The battle over Obamacare’s birth control mandate is gearing up for its second round.
Nearly 50 lawsuits from nonprofits are winding their way through federal courts, challenging whether Obamacare’s religious accommodation to the birth control mandate is adequate. Legal experts believe the question is likely to wind up in front of the Supreme Court.
The lawsuits sprang up after the court ruled last year that for-profit employers could be excused from providing birth control coverage through a religious freedom law. The case, Burwell vs. Hobby Lobby Stores, took aim at Obamacare’s requirement that larger companies pay for several preventive care measures such as birth control.
The ruling in that case settled only some of the legal questions raised by the mandate, experts say.
Religious nonprofits are eligible to get an accommodation from the government, which entitles their workers to full contraceptive coverage but releases the employer from paying for it, according to a brief from Kaiser Family Foundation.

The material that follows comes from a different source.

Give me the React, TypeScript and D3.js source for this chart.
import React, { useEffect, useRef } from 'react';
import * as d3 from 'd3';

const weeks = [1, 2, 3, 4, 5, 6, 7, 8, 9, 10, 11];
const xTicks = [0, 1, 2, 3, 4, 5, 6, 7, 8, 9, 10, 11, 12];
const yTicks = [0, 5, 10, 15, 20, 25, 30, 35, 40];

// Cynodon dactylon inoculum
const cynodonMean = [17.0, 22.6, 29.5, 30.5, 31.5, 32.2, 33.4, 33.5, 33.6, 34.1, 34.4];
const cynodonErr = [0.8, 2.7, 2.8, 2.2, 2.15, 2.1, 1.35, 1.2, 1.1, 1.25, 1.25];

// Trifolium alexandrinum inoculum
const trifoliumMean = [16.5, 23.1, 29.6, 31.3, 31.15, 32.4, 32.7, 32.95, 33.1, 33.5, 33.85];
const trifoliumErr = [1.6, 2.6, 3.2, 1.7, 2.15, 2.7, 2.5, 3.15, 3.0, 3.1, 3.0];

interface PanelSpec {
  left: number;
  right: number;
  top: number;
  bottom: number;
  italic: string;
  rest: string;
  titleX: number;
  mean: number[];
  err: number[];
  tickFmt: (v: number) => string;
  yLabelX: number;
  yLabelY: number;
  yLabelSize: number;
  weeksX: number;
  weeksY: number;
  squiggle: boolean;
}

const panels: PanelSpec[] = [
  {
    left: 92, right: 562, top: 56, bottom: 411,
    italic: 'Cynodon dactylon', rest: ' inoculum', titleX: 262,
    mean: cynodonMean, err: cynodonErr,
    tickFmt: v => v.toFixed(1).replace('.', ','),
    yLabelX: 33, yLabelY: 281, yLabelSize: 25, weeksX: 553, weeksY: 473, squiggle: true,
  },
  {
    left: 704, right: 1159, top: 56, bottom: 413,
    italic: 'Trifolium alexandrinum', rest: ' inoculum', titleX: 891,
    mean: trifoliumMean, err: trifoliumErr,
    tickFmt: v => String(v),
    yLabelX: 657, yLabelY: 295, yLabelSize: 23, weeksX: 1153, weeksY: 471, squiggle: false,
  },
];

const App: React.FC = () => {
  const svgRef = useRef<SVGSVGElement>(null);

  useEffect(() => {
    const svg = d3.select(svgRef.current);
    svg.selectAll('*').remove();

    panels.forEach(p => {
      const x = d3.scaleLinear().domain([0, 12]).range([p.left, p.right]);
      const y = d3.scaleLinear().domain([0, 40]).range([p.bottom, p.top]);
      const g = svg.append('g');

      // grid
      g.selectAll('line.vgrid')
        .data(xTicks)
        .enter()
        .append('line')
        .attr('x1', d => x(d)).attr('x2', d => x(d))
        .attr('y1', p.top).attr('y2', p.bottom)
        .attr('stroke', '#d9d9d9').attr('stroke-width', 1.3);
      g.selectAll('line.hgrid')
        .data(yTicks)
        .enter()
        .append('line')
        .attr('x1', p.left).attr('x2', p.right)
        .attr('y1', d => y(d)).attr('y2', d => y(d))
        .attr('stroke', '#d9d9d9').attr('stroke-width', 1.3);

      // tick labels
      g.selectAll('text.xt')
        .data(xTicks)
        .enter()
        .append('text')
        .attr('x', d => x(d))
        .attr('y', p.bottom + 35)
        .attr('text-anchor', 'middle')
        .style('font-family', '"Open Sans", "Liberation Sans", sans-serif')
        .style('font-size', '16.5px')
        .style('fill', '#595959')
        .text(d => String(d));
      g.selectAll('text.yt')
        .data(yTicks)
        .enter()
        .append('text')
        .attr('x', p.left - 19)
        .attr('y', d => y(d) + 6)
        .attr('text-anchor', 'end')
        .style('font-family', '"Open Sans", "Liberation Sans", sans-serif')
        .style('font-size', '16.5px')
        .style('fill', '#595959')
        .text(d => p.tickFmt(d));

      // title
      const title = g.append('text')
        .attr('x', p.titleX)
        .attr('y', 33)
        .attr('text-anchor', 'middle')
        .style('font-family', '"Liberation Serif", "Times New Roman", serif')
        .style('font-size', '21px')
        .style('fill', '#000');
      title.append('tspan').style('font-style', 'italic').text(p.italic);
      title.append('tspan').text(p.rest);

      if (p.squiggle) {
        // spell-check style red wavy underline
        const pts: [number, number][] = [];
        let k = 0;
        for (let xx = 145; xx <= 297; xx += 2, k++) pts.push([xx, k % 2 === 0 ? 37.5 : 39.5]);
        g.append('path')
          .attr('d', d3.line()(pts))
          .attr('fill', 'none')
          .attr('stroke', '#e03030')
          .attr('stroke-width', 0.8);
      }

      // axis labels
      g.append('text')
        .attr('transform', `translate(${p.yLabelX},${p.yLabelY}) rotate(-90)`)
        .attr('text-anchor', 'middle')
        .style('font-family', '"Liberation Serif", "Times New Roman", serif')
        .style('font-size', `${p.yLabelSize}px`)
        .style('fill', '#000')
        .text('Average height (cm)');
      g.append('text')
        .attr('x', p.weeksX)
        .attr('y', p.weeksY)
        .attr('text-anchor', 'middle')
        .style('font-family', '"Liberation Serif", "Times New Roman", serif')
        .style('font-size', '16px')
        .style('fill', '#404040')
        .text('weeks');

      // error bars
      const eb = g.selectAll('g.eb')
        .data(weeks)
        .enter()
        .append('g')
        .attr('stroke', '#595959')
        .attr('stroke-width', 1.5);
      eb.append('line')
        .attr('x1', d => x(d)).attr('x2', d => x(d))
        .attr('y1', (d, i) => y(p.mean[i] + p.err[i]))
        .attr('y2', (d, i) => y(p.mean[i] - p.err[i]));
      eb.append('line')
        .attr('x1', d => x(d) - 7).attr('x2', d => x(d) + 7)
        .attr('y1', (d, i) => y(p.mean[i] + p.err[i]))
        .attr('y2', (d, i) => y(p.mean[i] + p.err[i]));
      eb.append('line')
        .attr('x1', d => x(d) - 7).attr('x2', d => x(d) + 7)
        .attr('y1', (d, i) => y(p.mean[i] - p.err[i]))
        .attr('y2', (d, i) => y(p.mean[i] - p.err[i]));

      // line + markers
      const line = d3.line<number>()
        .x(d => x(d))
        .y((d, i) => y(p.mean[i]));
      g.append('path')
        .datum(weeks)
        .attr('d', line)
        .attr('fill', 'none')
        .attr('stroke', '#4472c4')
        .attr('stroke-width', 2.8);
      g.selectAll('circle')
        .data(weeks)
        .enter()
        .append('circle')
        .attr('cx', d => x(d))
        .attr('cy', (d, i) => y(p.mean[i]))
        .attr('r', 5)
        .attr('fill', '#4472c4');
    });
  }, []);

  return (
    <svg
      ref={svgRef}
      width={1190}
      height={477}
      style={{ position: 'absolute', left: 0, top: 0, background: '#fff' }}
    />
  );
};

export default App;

But the nonprofits want an exemption, which means workers would not receive coverage for some or all contraceptives, Kaiser said.
The 46 lawsuits argue that when the “insurer separately contracts with an employer’s workers to cover contraception at no cost, it remains part of the employer’s plan and is financed by the employer,” Kaiser said.
The nonprofits also say if they notify the Obama administration, then they are triggering the provision of birth control insurance coverage. The government has responded that federal law requires the insurer or third-party administrator to provide the coverage, Kaiser said.
The lawsuits haven’t had a successful track record. So far the appellate courts have uniformly upheld the Obama administration, said Timothy Jost, a legal professor with Washington & Lee University.
Normally the Supreme Court gets involved if there is a split among federal appellate courts.
If all of the appellate courts rule in favor of the government, the chances of the Supreme Court hearing the case decrease, Jost told the Washington Examiner.
However, at least one district court found the accommodation doesn’t go far enough, he said.
Since there are so many cases and it is an important issue, it is likely the Supreme Court will hear the issue, Jost said.
Several justices have offered a few hints on whether they will take up the case.
For instance, a lower appellate court struck down a lawsuit brought by Geneva College, a Christian college in Pennsylvania, and the bishops of Pittsburgh. However, last month Justice Samuel Alito granted the two plaintiffs’ request for a temporary stay to not comply with the accommodation.
Last year the court granted an emergency stay for Wheaton College, a Christian college in Illinois whose case was struck down. The college’s appeal will be heard before the 7th circuit.
The court will let the lower court’s decision stand or take up the case, Kaiser said.
Last month, the justices tossed back to the lower courts a lawsuit brought by the Michigan Catholic Conference and the Catholic Diocese of Nashville. The case was decided for the government before the Supreme Court ruled on the Hobby Lobby case, but now it will be heard again due to the Hobby Lobby decision.